I have 2 goats: Sullivan (Sully) who is a 5 month old Nigerian Dwarf, and Jake (Jakey) who is a 2.5 month old pygmy. I've had Sully since July and I got Jakey a couple of weeks ago. Sully is very content and easy to please. He's a big baby and likes to be the center of attention. He still acts like he's a 15 lb. baby and climbs on my lap and back (trying to break him of that lol). As long as he's fed and played with, he's very quiet and laid back. Then there's Jakey. Jakey cries at EVERYTHING. He's adjusted to being here so it's not out of fear, but I don't know why he bleats so much. He's VERY sensitive (lol) and gets all upset if he hears me in the house or if I go to leave the pen. He also gets upset if Sully even nudges him with his horns. I don't want to coddle him, but I also don't want the neighbors to complain. Whenever i'm outside I tiptoe so that Jakey won't hear me which is pretty ridiculous. Jakey has also enlisted Sully's help in operation: make owner live in the pen.

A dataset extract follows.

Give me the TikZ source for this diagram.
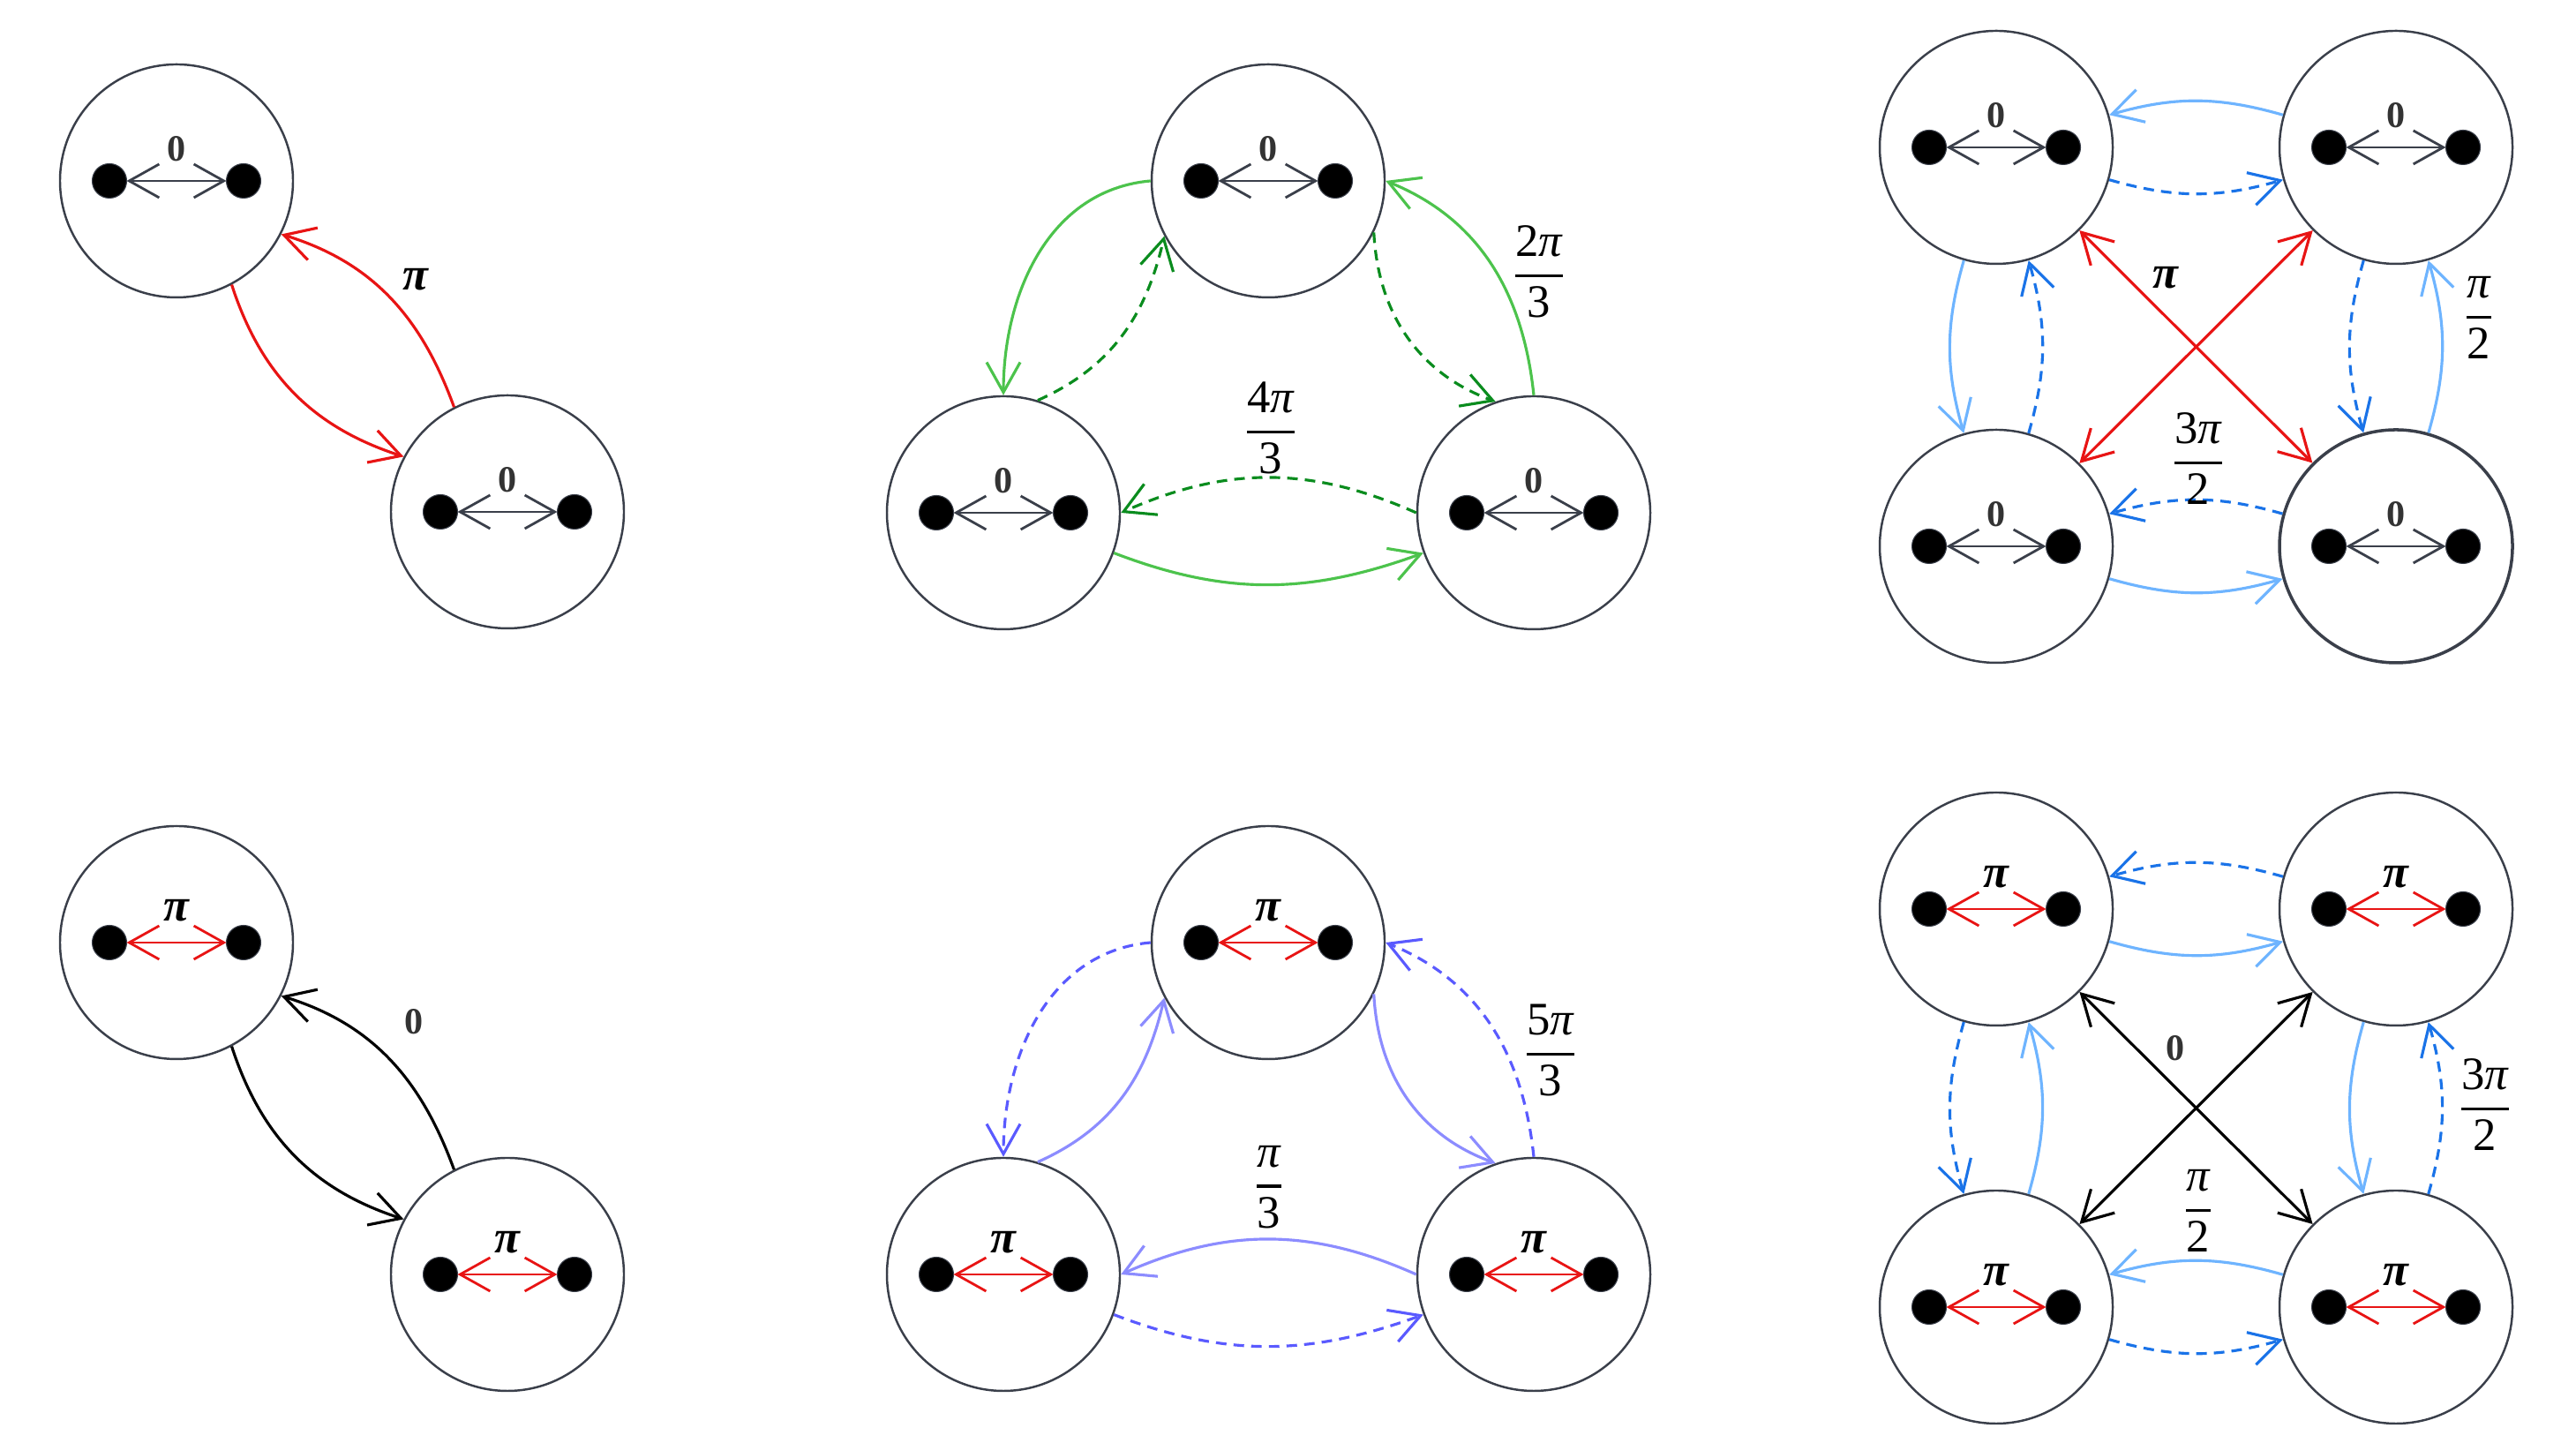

So Sully has started squaking some. Jakey has gone hoarse several times from the constant crying. He doesn't seem sick, but he does have a little bit of bloat. Otherwise he has a very healthy apetite and is quite active. He's just my own personal chicken little. :roll: How would you handle this? Are some goats just really over the top whiny?


----------



## peggy (Aug 11, 2010)

I know what you mean.... I have a nubian wether that hollers almost all the time but especially when he sees me come outside. I hope someone can offer a solution to that.


----------



## Burns Branch Boers (Apr 11, 2011)

My boer buckling bleats alot. If he sees us he cries out. If he can't see us and he knows we are in the barn/pasture area he cries. He just wants to be with us. However, he does not cry at other goats or when they get near him or play with him. 

If you feel it is excessive you might want to have him checked out really good. Maybe he might be painful somewhere? You said he is bloated, maybe dose him w/probiotics for a week to see if it makes a difference. 
:shrug:


----------



## toth boer goats (Jul 20, 2008)

Some goats are more verbal then others...My buck now ...won't shut up when he wants to be fed...he yells really loud and telling him to shut up doesn't help.. :roll: ....but all my goats scream at me...not as loud as the buck.... saying it is time to eat....heaven forbid when I am late....LOL.... really there is nothing that you can do....

If he is in pain ....that is another story....watch to see if he is peeing freely..... make sure he is acting and eating normally ....


----------



## liz (Oct 5, 2007)

Jakey is just a weanling..at 2 1/2 months old and you've had him for a few weeks, little guy is crying because he's bonded to you as his surrogate mom, he will get through this, he just needs a bit more age before he feels confident enough to be a big boy.


----------